Lewis juga menggambarkan pentingnya faith lewat kondisi ketika Prince Caspian diperhadapkan pada tawaran untuk menggunakan dark power untuk mencapai tujuannya karena Aslan yang dinantikan tak kunjung datang. Faith yang sama juga digambarkan lewat Lucy yang menjadi satu-satunya orang yang bisa melihat Aslan namun harus mengikuti Aslan dan membujuk kakak-kakaknya untuk percaya padanya. So far, Prince Caspian jadi salah satu buku dalam serial ini yang sangat menarik untukku, tapi nanti kita lihat lagi setelah buku-buku lainnya selesai dibaca.

Movie adaptation

Kalau ditanya book or movie, saya pasti selalu memilih buku ketimbang film, karena buku tidak membatasi imajinasi. Namun kalau tiba-tiba ada film yang diadaptasi dari buku, saya pun pasti tertarik nonton dengan membawa ekspektasi yang cukup tinggi. Saya sudah pernah nonton film ini beberapa tahun lalu, namun tanpa ekspektasi karena belum membaca bukunya.
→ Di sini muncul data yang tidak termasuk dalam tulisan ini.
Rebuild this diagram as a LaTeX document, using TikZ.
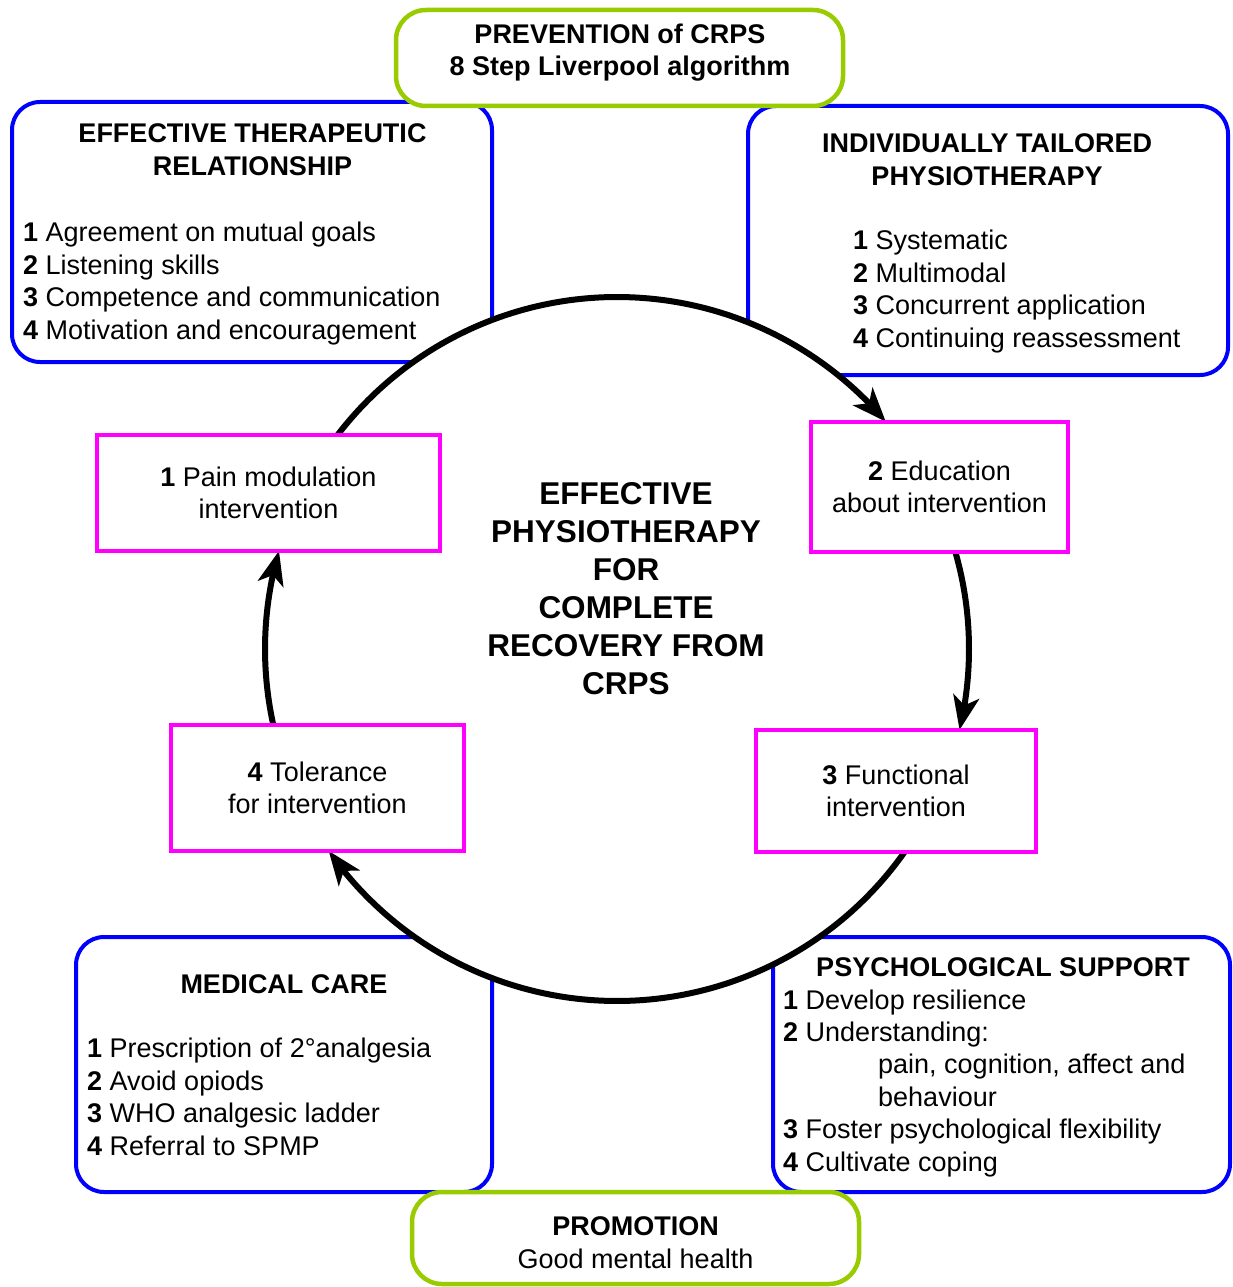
\documentclass[tikz,border=0pt]{standalone}
\usepackage{fontspec}
\setmainfont{Liberation Sans}
\usetikzlibrary{arrows.meta,bending}
\definecolor{bblue}{RGB}{0,0,255}
\definecolor{lgreen}{RGB}{153,204,0}
\definecolor{mag}{RGB}{255,0,255}
\newcommand\fsnorm{\fontsize{27}{32.4}\selectfont}
\newcommand\fsbig{\fontsize{31.5}{38}\selectfont}
\begin{document}
\begin{tikzpicture}[x=1pt,y=-1pt,
  bluebox/.style={draw=bblue,line width=4pt,fill=white,rounded corners=28pt,inner sep=0pt},
  greenbox/.style={draw=lgreen,line width=4.5pt,fill=white,rounded corners=30pt,inner sep=0pt},
  magbox/.style={draw=mag,line width=4pt,fill=white,align=center,inner sep=0pt,font=\fsnorm},
  head/.style={anchor=base,align=center,font=\fsnorm\bfseries,inner sep=0pt},
  lst/.style={anchor=base west,align=left,font=\fsnorm,inner sep=0pt},
  flow/.style={draw=black,line width=6pt,-{Stealth[length=34pt,width=26pt,inset=9pt]}}
]
\useasboundingbox (0,0) rectangle (1232,1287);
\fill[white] (0,0) rectangle (1232,1287);

% blue boxes
\node[bluebox,minimum width=480pt,minimum height=260pt] (etr) at (252,232) {};
\node[bluebox,minimum width=480pt,minimum height=269pt] (itp) at (988,240.5) {};
\node[bluebox,minimum width=416pt,minimum height=255pt] (mc) at (284,1064.5) {};
\node[bluebox,minimum width=457pt,minimum height=255pt] (ps) at (1001.5,1064.5) {};

% green boxes
\node[greenbox,minimum width=447pt,minimum height=96pt] (prev) at (619.5,58) {};
\node[greenbox,minimum width=447pt,minimum height=92pt] (prom) at (635.5,1238) {};

% texts of outer boxes (base = baseline of last line)
\node[head] (prevtxt) at (620,76) {PREVENTION of CRPS\\8 Step Liverpool algorithm};
\node[head] (etrhead) at (252.5,175) {EFFECTIVE THERAPEUTIC\\RELATIONSHIP};
\node[lst] (etrlist) at (23,339) {\textbf{1} Agreement on mutual goals\\\textbf{2} Listening skills\\\textbf{3} Competence and communication\\\textbf{4} Motivation and encouragement};
\node[head] (itphead) at (987,185) {INDIVIDUALLY TAILORED\\PHYSIOTHERAPY};
\node[lst] (itplist) at (853,347) {\textbf{1} Systematic\\\textbf{2} Multimodal\\\textbf{3} Concurrent application\\\textbf{4} Continuing reassessment};
\node[head] (mchead) at (284,993) {MEDICAL CARE};
\node[lst] (mclist) at (87,1155) {\textbf{1} Prescription of 2°analgesia\\\textbf{2} Avoid opiods\\\textbf{3} WHO analgesic ladder\\\textbf{4} Referral to SPMP};
\node[head] (pshead) at (1003,976) {PSYCHOLOGICAL SUPPORT};
\node[lst] (pslist) at (783,1171) {\textbf{1} Develop resilience\\\textbf{2} Understanding:\\\hspace*{95pt}pain, cognition, affect and\\\hspace*{95pt}behaviour\\\textbf{3} Foster psychological flexibility\\\textbf{4} Cultivate coping};
\node[anchor=base,align=center,font=\fsnorm,inner sep=0pt] (promtxt) at (635.5,1268) {\textbf{PROMOTION}\\Good mental health};

% central circle
\coordinate (C) at (617,649);
\fill[white] (C) circle[radius=352];
\node[align=center,font=\fsbig\bfseries,inner sep=0pt] (centre) at (626,588.5) {EFFECTIVE\\PHYSIOTHERAPY\\FOR\\COMPLETE\\RECOVERY FROM\\CRPS};

% cycle arrows
\path (C) ++(-142.6:352) coordinate (a1s);
\path (C) ++(-16.0:352) coordinate (a2s);
\path (C) ++(35.2:352) coordinate (a3s);
\path (C) ++(167.5:352) coordinate (a4s);
\draw[flow] (a1s) arc[start angle=-142.6,end angle=-40.2,radius=352];
\draw[flow] (a2s) arc[start angle=-16.0,end angle=13.3,radius=352];
\draw[flow] (a3s) arc[start angle=35.2,end angle=145.0,radius=352];
\draw[flow] (a4s) arc[start angle=167.5,end angle=196.2,radius=352];

% magenta step boxes
\node[magbox,minimum width=343pt,minimum height=116pt] (s1) at (268.5,493) {\textbf{1} Pain modulation\\intervention};
\node[magbox,minimum width=257pt,minimum height=130pt] (s2) at (939.5,487) {\textbf{2} Education\\about intervention};
\node[magbox,minimum width=280pt,minimum height=122pt] (s3) at (896,791) {\textbf{3} Functional\\intervention};
\node[magbox,minimum width=293pt,minimum height=126pt] (s4) at (317.5,788) {\textbf{4} Tolerance\\for intervention};
\end{tikzpicture}
\end{document}
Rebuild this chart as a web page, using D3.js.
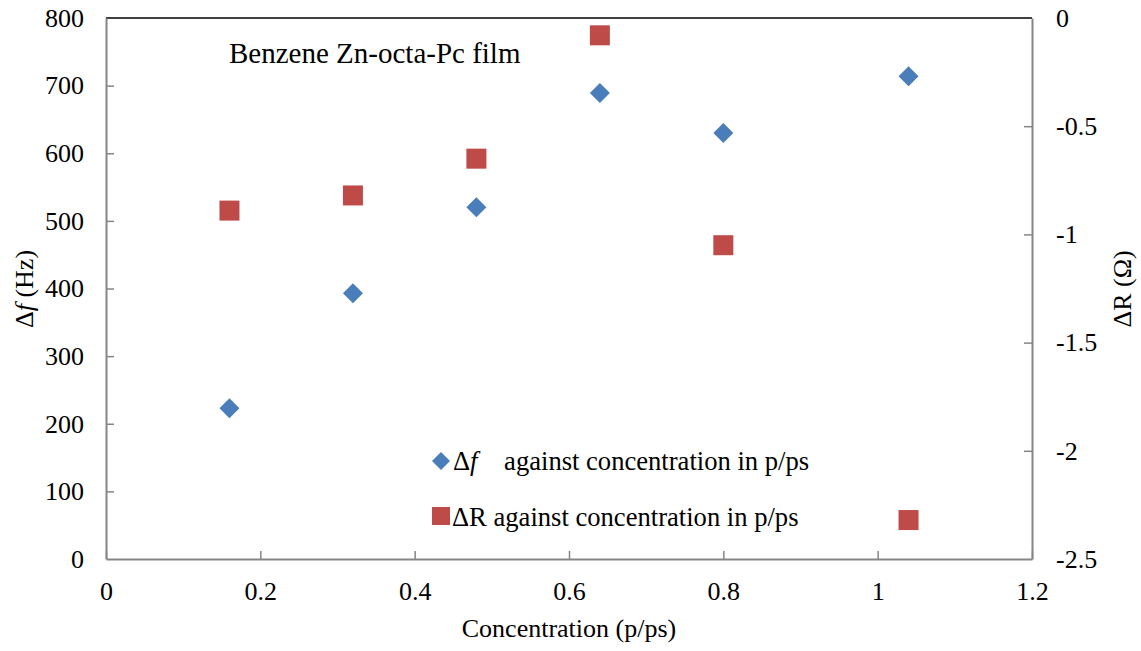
<!DOCTYPE html>
<html>
<head>
<meta charset="utf-8">
<script src="https://cdn.jsdelivr.net/npm/d3@7/dist/d3.min.js"></script>
<style>
  html, body { margin: 0; padding: 0; background: #fff; }
  svg { display: block; }
</style>
</head>
<body>
<svg id="chart" width="1141" height="651"></svg>
<script>
// Concentration (p/ps) of each exposure
const concentration = [0.16, 0.32, 0.48, 0.64, 0.80, 1.04];
// Frequency shift Δf (Hz), left axis
const deltaF = [223, 393, 520, 689, 630, 714];
// Resistance change ΔR (Ω), right axis
const deltaR = [-0.89, -0.82, -0.65, -0.08, -1.05, -2.32];

const xTicks = [0, 0.2, 0.4, 0.6, 0.8, 1, 1.2];
const yLeftTicks = [0, 100, 200, 300, 400, 500, 600, 700, 800];
const yRightTicks = [0, -0.5, -1, -1.5, -2, -2.5];

const FONT = "Liberation Serif";
const FS = 26;
const blue = "#4a7ebb";
const red = "#be4b48";
const axisGrey = "#868686";

const svg = d3.select("#chart");
const plot = { left: 106, right: 1032, top: 18, bottom: 559 };

const x = d3.scaleLinear().domain([0, 1.2]).range([plot.left, plot.right]);
const yL = d3.scaleLinear().domain([0, 800]).range([plot.bottom, plot.top]);
const yR = d3.scaleLinear().domain([-2.5, 0]).range([plot.bottom, plot.top]);

function label(sel, size = FS) {
  return sel.attr("font-family", FONT).attr("font-size", size).attr("fill", "#000");
}

// Top border of the plot area
svg.append("line")
  .attr("x1", plot.left).attr("x2", plot.right)
  .attr("y1", plot.top).attr("y2", plot.top)
  .attr("stroke", "#000").attr("stroke-width", 1.5);

function styleAxis(g) {
  g.attr("font-family", FONT).attr("font-size", FS);
  g.selectAll(".domain").attr("stroke", axisGrey).attr("stroke-width", 2);
  g.selectAll(".tick line").attr("stroke", axisGrey).attr("stroke-width", 1.5);
  g.selectAll(".tick text").attr("fill", "#000");
}

// Bottom axis, ticks pointing into the plot
const gx = svg.append("g")
  .attr("transform", `translate(0,${plot.bottom})`)
  .call(d3.axisBottom(x).tickValues(xTicks).tickSizeInner(-8).tickSizeOuter(0)
    .tickPadding(23).tickFormat(d3.format("")));
styleAxis(gx);

// Left axis (Δf)
const gl = svg.append("g")
  .attr("transform", `translate(${plot.left},0)`)
  .call(d3.axisLeft(yL).tickValues(yLeftTicks).tickSizeInner(-8).tickSizeOuter(0)
    .tickPadding(22));
styleAxis(gl);
gl.selectAll(".tick line").filter(d => d === 0 || d === 800).remove();

// Right axis (ΔR)
const gr = svg.append("g")
  .attr("transform", `translate(${plot.right},0)`)
  .call(d3.axisRight(yR).tickValues(yRightTicks).tickSizeInner(-8).tickSizeOuter(0)
    .tickPadding(24).tickFormat(d3.format("")));
styleAxis(gr);
gr.selectAll(".tick line").filter(d => d === 0 || d === -2.5).remove();
gr.selectAll(".tick text").text(d => String(d));

// Δf series: blue diamonds
const diamond = "M0,-10L10,0L0,10L-10,0Z";
svg.append("g").selectAll("path")
  .data(concentration.map((c, i) => [c, deltaF[i]]))
  .join("path")
  .attr("d", diamond)
  .attr("transform", d => `translate(${x(d[0])},${yL(d[1])})`)
  .attr("fill", blue);

// ΔR series: red squares
svg.append("g").selectAll("rect")
  .data(concentration.map((c, i) => [c, deltaR[i]]))
  .join("rect")
  .attr("x", d => x(d[0]) - 10).attr("y", d => yR(d[1]) - 10)
  .attr("width", 20).attr("height", 20)
  .attr("fill", red);

// Chart annotation
label(svg.append("text").attr("x", 229).attr("y", 63), 29)
  .text("Benzene Zn-octa-Pc film");

// Axis titles
label(svg.append("text").attr("x", 569).attr("y", 637).attr("text-anchor", "middle"))
  .text("Concentration (p/ps)");

const lt = label(svg.append("text")
  .attr("transform", "translate(33,289) rotate(-90)")
  .attr("text-anchor", "middle"));
lt.append("tspan").text("\u0394");
lt.append("tspan").attr("font-style", "italic").text("f");
lt.append("tspan").text(" (Hz)");

label(svg.append("text")
  .attr("transform", "translate(1131,289) rotate(-90)")
  .attr("text-anchor", "middle"))
  .text("\u0394R (\u03A9)");

// Legend
svg.append("path").attr("d", "M0,-9L9,0L0,9L-9,0Z")
  .attr("transform", "translate(441,461)").attr("fill", blue);
const l1 = label(svg.append("text").attr("x", 453).attr("y", 470), 26.6);
l1.append("tspan").text("\u0394");
l1.append("tspan").attr("font-style", "italic").text("f");
l1.append("tspan").text("\u00A0\u00A0\u00A0\u00A0against concentration in p/ps");

svg.append("rect").attr("x", 432).attr("y", 507).attr("width", 18).attr("height", 18)
  .attr("fill", red);
label(svg.append("text").attr("x", 452).attr("y", 526), 26.6)
  .text("\u0394R against concentration in p/ps");
</script>
</body>
</html>
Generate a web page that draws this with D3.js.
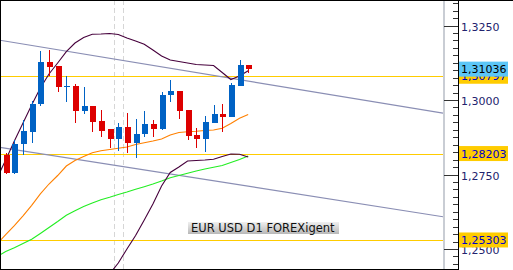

Namun saat ini berbeda, saya nonton Prince Caspian tepat setelah saya menutup lembar terakhir bukunya, sehingga setiap plot dan karakter masih sangat jelas diimajinasi saya. Karena itu pun kekecewaan saya sangat besar ketika mendapati begitu banyak plot diubah, karakter pun berubah dan scene yang saya sebutkan cantik diatas tidak bisa saya temukan dalam film. Keindahan penuturan Lewis pada beberapa momen tidak tampil dalam film entah karena keterbatasan mereka menuangkannya dalam bentuk gambar dan suara ataukah memang sengaja dipilih untuk dipotong, personally saya tidak puas. Karakter Prince Caspian yang perubahannya paling dramatis, kalau dibuku ia digambarkan lebih genuine dan less anger, film ini menggambarkan sosok Caspian yang ambisius dengan pride yang tinggi sehingga cenderung lebih mengutamakan emosinya ketimbang ketertarikannya pada Narnia dimasa lalu yang digambarkan oleh Lewis. Sebenarnya sah saja kalau plot dan karakter diubah sesuai kepentingan pembuat film, tetapi saya lebih memilih buku yang isinya lebih indah. Kalau bisa berharap, saya pun ingin film Narnia direproduksi lagi, mungkin kali ini oleh pembuat film Harry Potter yang menurut saya cukup berhasil menuangkan suasana magical di buku kedalam layar lebar.